■ Records supplied
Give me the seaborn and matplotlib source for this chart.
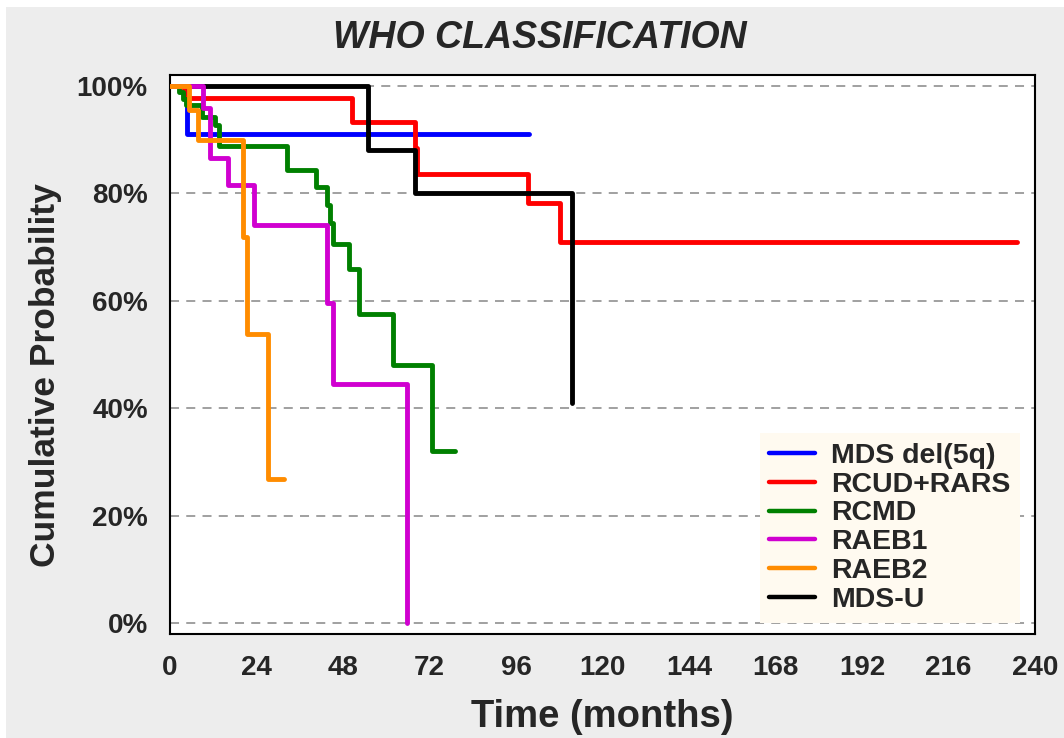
import matplotlib
matplotlib.use("Agg")
import matplotlib.pyplot as plt
import numpy as np
import pandas as pd
import seaborn as sns
from matplotlib.patches import Rectangle

# Kaplan-Meier step points (months, % surviving), last point = end of follow-up
groups = ["MDS del(5q)", "RCUD+RARS", "RCMD", "RAEB1", "RAEB2", "MDS-U"]
colors = ["#0000ff", "#ff0000", "#008000", "#d000d0", "#ff8c00", "#000000"]

del5q_t = [0, 4.7, 99.5]
del5q_s = [100, 91.0, 91.0]

rcud_t = [0, 4.0, 50.6, 67.9, 68.6, 99.2, 108.3, 235.0]
rcud_s = [100, 97.7, 93.3, 88.4, 83.6, 78.1, 70.9, 70.9]

rcmd_t = [0, 2.5, 3.5, 4.5, 9.0, 12.5, 13.5, 32.4, 40.5, 43.5, 44.4, 45.3, 49.8, 52.5, 61.9, 72.8, 79.0]
rcmd_s = [100, 98.8, 97.6, 96.4, 94.2, 92.7, 88.7, 84.4, 81.2, 77.8, 74.4, 70.6, 66.0, 57.5, 48.0, 32.0, 32.0]

raeb1_t = [0, 9.1, 11.2, 16.2, 23.4, 43.5, 45.3, 65.8]
raeb1_s = [100, 95.8, 86.5, 81.5, 74.1, 59.5, 44.5, 0.0]

raeb2_t = [0, 5.2, 7.9, 20.2, 21.3, 27.3, 31.5]
raeb2_s = [100, 95.5, 90.0, 71.9, 53.8, 26.8, 26.8]

mdsu_t = [0, 55.0, 67.9, 111.5]
mdsu_s = [100, 88.0, 80.1, 40.9]

series = {
    "MDS del(5q)": (del5q_t, del5q_s),
    "RCUD+RARS": (rcud_t, rcud_s),
    "RCMD": (rcmd_t, rcmd_s),
    "RAEB1": (raeb1_t, raeb1_s),
    "RAEB2": (raeb2_t, raeb2_s),
    "MDS-U": (mdsu_t, mdsu_s),
}
zorders = {"MDS del(5q)": 3, "RCUD+RARS": 4, "MDS-U": 5, "RCMD": 6, "RAEB1": 7, "RAEB2": 8}

x_ticks = list(range(0, 241, 24))
y_ticks = [0, 20, 40, 60, 80, 100]

sns.set_style("white")
plt.rcParams["font.family"] = ["Liberation Sans", "DejaVu Sans"]

fig = plt.figure(figsize=(10.64, 7.38), dpi=100)
fig.patch.set_facecolor("white")
fig.patches.append(Rectangle((6 / 1064, 0), 1, 1 - 7 / 738, transform=fig.transFigure,
                             facecolor="#ededed", edgecolor="none", zorder=-10))
ax = fig.add_axes([170 / 1064, 1 - 634 / 738, 865 / 1064, 559 / 738])
ax.set_facecolor("white")

for name, color in zip(groups, colors):
    t, s = series[name]
    df = pd.DataFrame({"time": t, "surv": s})
    sns.lineplot(data=df, x="time", y="surv", ax=ax, color=color, lw=3.5,
                 drawstyle="steps-post", estimator=None, sort=False,
                 label=name, zorder=zorders[name], solid_capstyle="round")

for y in y_ticks:
    ax.axhline(y, color="#999999", lw=1.3, ls=(0, (5, 4)), zorder=1)

ax.set_xlim(0, 240)
ax.set_ylim(-2, 102)
ax.set_xticks(x_ticks)
ax.set_xticklabels([str(v) for v in x_ticks], fontsize=20, fontweight="bold")
ax.set_yticks(y_ticks)
ax.set_yticklabels([f"{v}%" for v in y_ticks], fontsize=20, fontweight="bold")
ax.tick_params(axis="both", direction="out", length=8, width=1.5, color="black")
ax.tick_params(axis="y", pad=8)
ax.tick_params(axis="x", pad=7)
for sp in ax.spines.values():
    sp.set_color("black")
    sp.set_linewidth(1.5)

ax.set_xlabel("Time (months)", fontsize=27.5, fontweight="bold", labelpad=13)
ax.set_ylabel("Cumulative Probability", fontsize=25.5, fontweight="bold")
ax.yaxis.set_label_coords(-0.1249, 0.463)
fig.text(540 / 1064, 1 - 38 / 738, "WHO CLASSIFICATION", fontsize=27,
         fontweight="bold", fontstyle="italic", ha="center", va="center")

handles, labels = ax.get_legend_handles_labels()
leg = ax.legend(handles, labels, loc="lower right", bbox_to_anchor=(0.9827, 0.0197),
                borderaxespad=0, frameon=True, fancybox=False, prop={"size": 20.5, "weight": "bold"},
                handlelength=1.6, handletextpad=0.55, labelspacing=0.1, borderpad=0.35)
leg.get_frame().set_facecolor("#fffaf0")
leg.get_frame().set_edgecolor("none")
leg.get_frame().set_alpha(1)
for line in leg.get_lines():
    line.set_linewidth(3.2)

fig.savefig("out.png", dpi=100)
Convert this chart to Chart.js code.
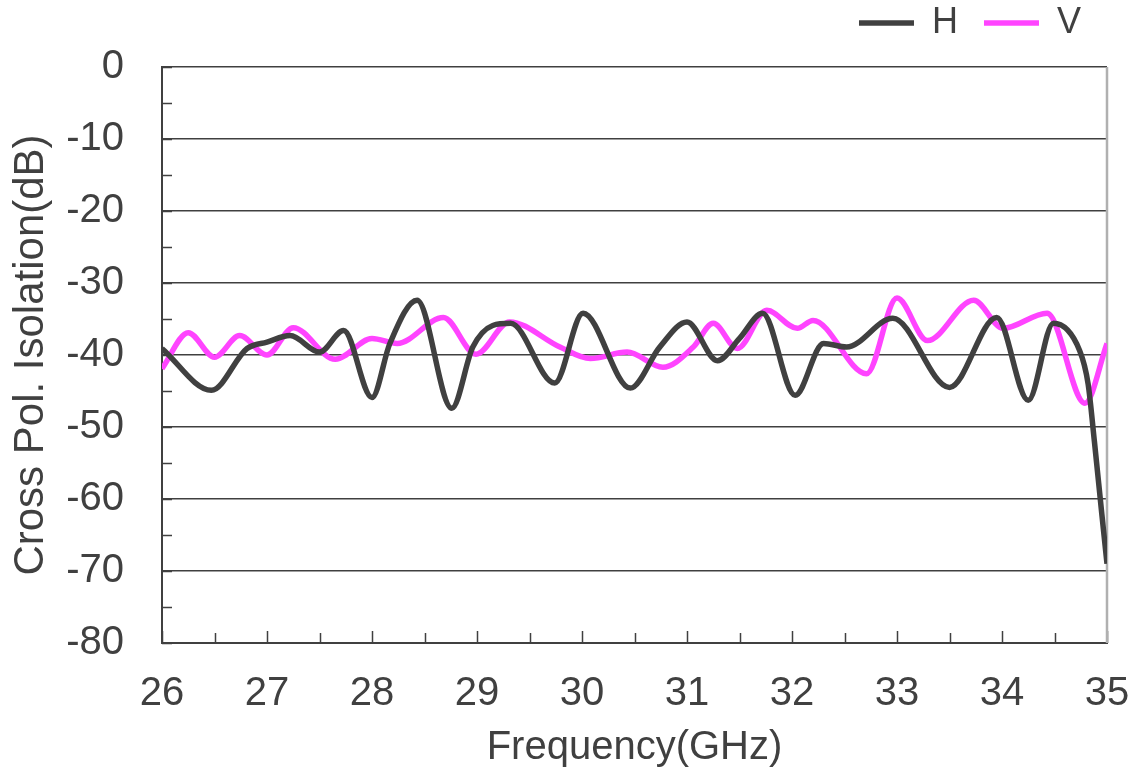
<!DOCTYPE html>
<html>
<head>
<meta charset="utf-8">
<script src="https://cdn.jsdelivr.net/npm/chart.js@4"></script>
<style>
    html, body { margin: 0; padding: 0; background: #fff; }
    #wrap { width: 1131px; height: 778px; }
</style>
</head>
<body>
<div id="wrap"><canvas id="isoChart"></canvas></div>
<script>
// values
const freqH = [26.0, 26.47, 26.81, 27.0, 27.22, 27.5, 27.73, 28.0, 28.17, 28.43, 28.76, 28.96, 29.15, 29.32,
    29.74, 30.01, 30.46, 30.74, 31.0, 31.29, 31.5, 31.72, 32.03, 32.3, 32.52, 32.96, 33.5, 33.95, 34.25,
    34.49, 34.74, 34.82, 34.88, 34.95, 35.0];
const isoH = [-39.1, -44.9, -39.1, -38.2, -37.3, -39.6, -36.6, -45.9, -38.4, -32.4, -47.4, -38.9, -35.9, -35.6,
    -43.9, -34.2, -44.6, -38.9, -35.4, -40.8, -37.7, -34.2, -45.6, -38.4, -38.9, -34.9, -44.5, -34.8, -46.3,
    -35.6, -39.4, -44.0, -52.0, -62.0, -69.0];

const freqV = [26.0, 26.25, 26.5, 26.74, 27.0, 27.25, 27.65, 28.0, 28.24, 28.68, 28.99, 29.31, 29.79, 30.08,
    30.43, 30.77, 31.06, 31.25, 31.48, 31.76, 32.05, 32.2, 32.71, 33.0, 33.29, 33.73, 34.01, 34.43, 34.79, 35.0];
const isoV = [-41.9, -36.9, -40.3, -37.3, -40.0, -36.2, -40.6, -37.7, -38.4, -34.8, -39.9, -35.4, -38.9, -40.5,
    -39.6, -41.7, -38.9, -35.6, -39.1, -33.8, -36.3, -35.2, -42.6, -32.1, -38.0, -32.4, -36.3, -34.2, -46.7, -38.4];

const xTickLabels = [26, 27, 28, 29, 30, 31, 32, 33, 34, 35];
const yTickLabels = [0, -10, -20, -30, -40, -50, -60, -70, -80];

const textColor = '#404040';
const fontFamily = '"Liberation Sans", Arial, sans-serif';

function toPoints(xs, ys) {
    return xs.map(function (x, i) { return { x: x, y: ys[i] }; });
}

// tick marks drawn inside the plot, plus the light right frame
const innerTicks = {
    id: 'innerTicks',
    beforeDatasetsDraw(chart) {
        const ctx = chart.ctx;
        const area = chart.chartArea;
        const xs = chart.scales.x;
        const ys = chart.scales.y;
        ctx.save();
        ctx.strokeStyle = textColor;
        ctx.lineWidth = 1.5;
        ctx.beginPath();
        xs.ticks.forEach(function (t) {
            const px = Math.round(xs.getPixelForValue(t.value)) + 0.5;
            const len = Number.isInteger(t.value) ? 12 : 10;
            ctx.moveTo(px, area.bottom);
            ctx.lineTo(px, area.bottom - len);
        });
        ys.ticks.forEach(function (t) {
            const py = Math.round(ys.getPixelForValue(t.value)) + 0.5;
            ctx.moveTo(area.left, py);
            ctx.lineTo(area.left + 10, py);
        });
        ctx.stroke();
        ctx.strokeStyle = '#b0b0b0';
        ctx.lineWidth = 2.5;
        ctx.beginPath();
        ctx.moveTo(area.right, area.top);
        ctx.lineTo(area.right, area.bottom);
        ctx.stroke();
        ctx.restore();
    }
};

(function () {
    "use strict";
    let ctx = document.getElementById('isoChart').getContext('2d');

    new Chart(ctx, {
        type: 'line',
        data: {
            datasets: [{
                label: 'H',
                data: toPoints(freqH, isoH),
                borderColor: '#404040',
                backgroundColor: '#404040',
                borderWidth: 5.5,
                pointRadius: 0,
                cubicInterpolationMode: 'monotone',
                fill: false
            }, {
                label: 'V',
                data: toPoints(freqV, isoV),
                borderColor: '#ff44ff',
                backgroundColor: '#ff44ff',
                borderWidth: 5.5,
                pointRadius: 0,
                cubicInterpolationMode: 'monotone',
                fill: false
            }]
        },
        options: {
            responsive: true,
            maintainAspectRatio: false,
            animation: false,
            layout: {
                padding: { left: 0, right: 24, top: -30, bottom: 0 }
            },
            plugins: {
                legend: {
                    position: 'top',
                    align: 'end',
                    labels: {
                        usePointStyle: true,
                        pointStyle: 'line',
                        pointStyleWidth: 55,
                        color: textColor,
                        font: { family: fontFamily, size: 36 },
                        padding: 26
                    }
                },
                tooltip: { enabled: false }
            },
            scales: {
                x: {
                    type: 'linear',
                    min: 26,
                    max: 35,
                    afterFit: function (scale) {
                        scale.height = 135;
                        scale.paddingLeft = 0;
                        scale.paddingRight = 0;
                    },
                    ticks: {
                        stepSize: 0.5,
                        autoSkip: false,
                        maxRotation: 0,
                        padding: 27,
                        color: textColor,
                        font: { family: fontFamily, size: 40 },
                        callback: function (v) {
                            return xTickLabels.indexOf(v) >= 0 ? String(v) : '';
                        }
                    },
                    grid: { display: false, drawTicks: false },
                    border: { display: true, color: textColor, width: 2 },
                    title: {
                        display: true,
                        text: 'Frequency(GHz)',
                        color: textColor,
                        font: { family: fontFamily, size: 40 },
                        padding: { top: 0, bottom: 6 }
                    }
                },
                // empty strip between legend and plot
                xTop: {
                    type: 'linear',
                    position: 'top',
                    min: 26,
                    max: 35,
                    afterFit: function (scale) {
                        scale.height = 16;
                        scale.paddingLeft = 0;
                        scale.paddingRight = 0;
                    },
                    ticks: { display: false },
                    grid: { display: false, drawTicks: false },
                    border: { display: false }
                },
                y: {
                    min: -80,
                    max: 0,
                    afterFit: function (scale) {
                        scale.width = 162;
                        scale.paddingTop = 67;
                    },
                    ticks: {
                        stepSize: 5,
                        autoSkip: false,
                        padding: 38,
                        color: textColor,
                        font: { family: fontFamily, size: 40 },
                        callback: function (v) {
                            return yTickLabels.indexOf(v) >= 0 ? String(v) : '';
                        }
                    },
                    grid: {
                        drawTicks: false,
                        lineWidth: 1.5,
                        color: function (c) {
                            return c.tick && c.tick.value % 10 === 0 ? textColor : 'rgba(0,0,0,0)';
                        }
                    },
                    border: { display: true, color: textColor, width: 2 },
                    title: {
                        display: true,
                        text: 'Cross Pol. Isolation(dB)',
                        color: textColor,
                        font: { family: fontFamily, size: 42 },
                        padding: { top: 6, bottom: 0 }
                    }
                }
            }
        },
        plugins: [innerTicks]
    });
})();
</script>
</body>
</html>
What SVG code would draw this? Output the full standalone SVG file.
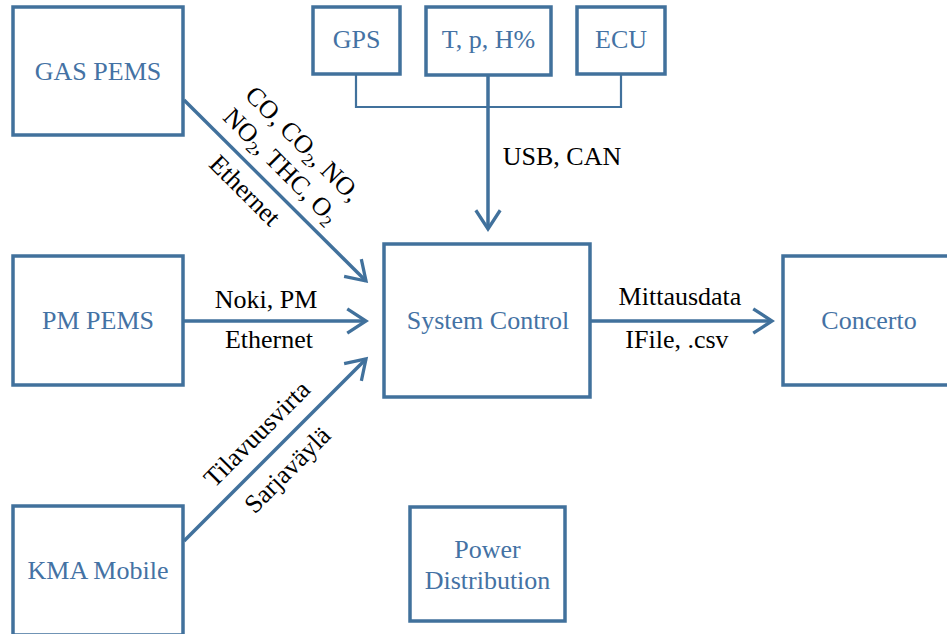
<svg xmlns="http://www.w3.org/2000/svg" width="947" height="634" viewBox="0 0 947 634">
<defs>
<style>
.box{fill:#fff;stroke:#41719C;stroke-width:3.5}
.nt{font-family:'Liberation Serif',Tinos,'Times New Roman','DejaVu Serif',serif;font-size:26px;fill:#4472A4;text-anchor:middle}
.lb{font-family:'Liberation Serif',Tinos,'Times New Roman','DejaVu Serif',serif;font-size:26px;fill:#000;text-anchor:middle}
.con{fill:none;stroke:#41719C;stroke-width:3.5}
.br{fill:none;stroke:#41719C;stroke-width:2.2}
.sub{font-size:17px}
</style>
<marker id="arr" markerUnits="userSpaceOnUse" orient="auto" refX="0" refY="0" markerWidth="30" markerHeight="30" viewBox="-24 -16 28 32" overflow="visible">
<path d="M-20,-13 L0,0 L-20,13" fill="none" stroke="#41719C" stroke-width="3.5" stroke-linejoin="miter"/>
</marker>
</defs>
<g id="connectors">
<path class="br" d="M356,74 V107 H621 V74"/>
<path class="con" d="M488,75 V229" marker-end="url(#arr)"/>
<path class="con" d="M184,100 L366,281" marker-end="url(#arr)"/>
<path class="con" d="M184,321 H366" marker-end="url(#arr)"/>
<path class="con" d="M184,541 L366,359" marker-end="url(#arr)"/>
<path class="con" d="M590,321 H772" marker-end="url(#arr)"/>
<text class="lb" x="562" y="165">USB, CAN</text>
<text class="lb" x="266" y="308">Noki, PM</text>
<text class="lb" x="269" y="348">Ethernet</text>
<text class="lb" x="680" y="305">Mittausdata</text>
<text class="lb" x="677" y="348">IFile, .csv</text>
<g transform="rotate(45)">
<text class="lb" x="316" y="-104">CO, CO<tspan class="sub" dy="5">2</tspan><tspan dy="-5">, NO,</tspan></text>
<text class="lb" x="316" y="-73">NO<tspan class="sub" dy="5">2</tspan><tspan dy="-5">, THC, O</tspan><tspan class="sub" dy="5">2</tspan></text>
<text class="lb" x="308" y="-30">Ethernet</text>
</g>
<g transform="rotate(-45)">
<text class="lb" x="-125" y="497">Tilavuusvirta</text>
<text class="lb" x="-129" y="544">Sarjaväylä</text>
</g>
</g>
<g id="gas-pems"><rect class="box" x="13" y="7" width="170" height="128"/><text class="nt" x="98" y="80">GAS PEMS</text></g>
<g id="pm-pems"><rect class="box" x="13" y="256" width="170" height="129"/><text class="nt" x="98" y="329">PM PEMS</text></g>
<g id="kma-mobile"><rect class="box" x="13" y="506" width="170" height="129"/><text class="nt" x="98" y="579">KMA Mobile</text></g>
<g id="gps"><rect class="box" x="313" y="7" width="87" height="67"/><text class="nt" x="356.5" y="48">GPS</text></g>
<g id="tph"><rect class="box" x="426" y="7" width="125" height="68"/><text class="nt" x="488.5" y="48">T, p, H%</text></g>
<g id="ecu"><rect class="box" x="577" y="7" width="88" height="67"/><text class="nt" x="621" y="48">ECU</text></g>
<g id="system-control"><rect class="box" x="384" y="244" width="206" height="153"/><text class="nt" x="488" y="329">System Control</text></g>
<g id="concerto"><rect class="box" x="783" y="256" width="172" height="129"/><text class="nt" x="869" y="329">Concerto</text></g>
<g id="power-distribution"><rect class="box" x="410" y="507" width="155" height="114"/><text class="nt" x="487.5" y="558">Power</text><text class="nt" x="487.5" y="589">Distribution</text></g>
</svg>
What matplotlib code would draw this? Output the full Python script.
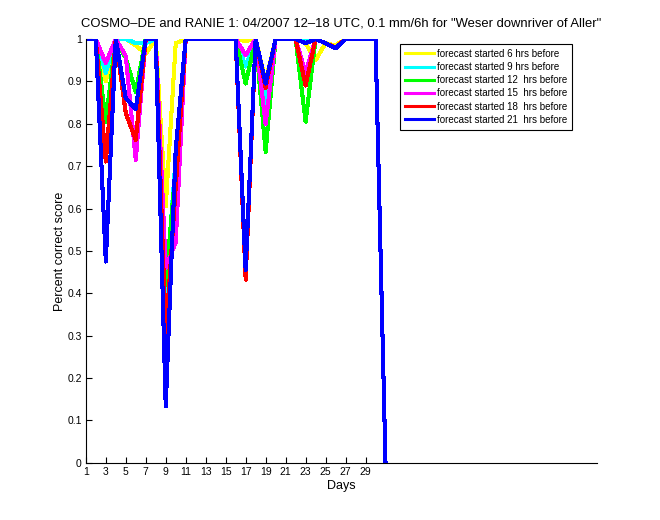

■ Requirements
Please give again the entries word for word, starting at the first line and ending with the line that contains "from matplotlib.patches import Rectangle"; include both of those lines but none of the pictures.

■ Solution to the exercise
Give me the seaborn and matplotlib source for this chart.
import matplotlib
matplotlib.use("Agg")
import matplotlib.pyplot as plt
import numpy as np
import pandas as pd
import seaborn as sns
from matplotlib.patches import Rectangle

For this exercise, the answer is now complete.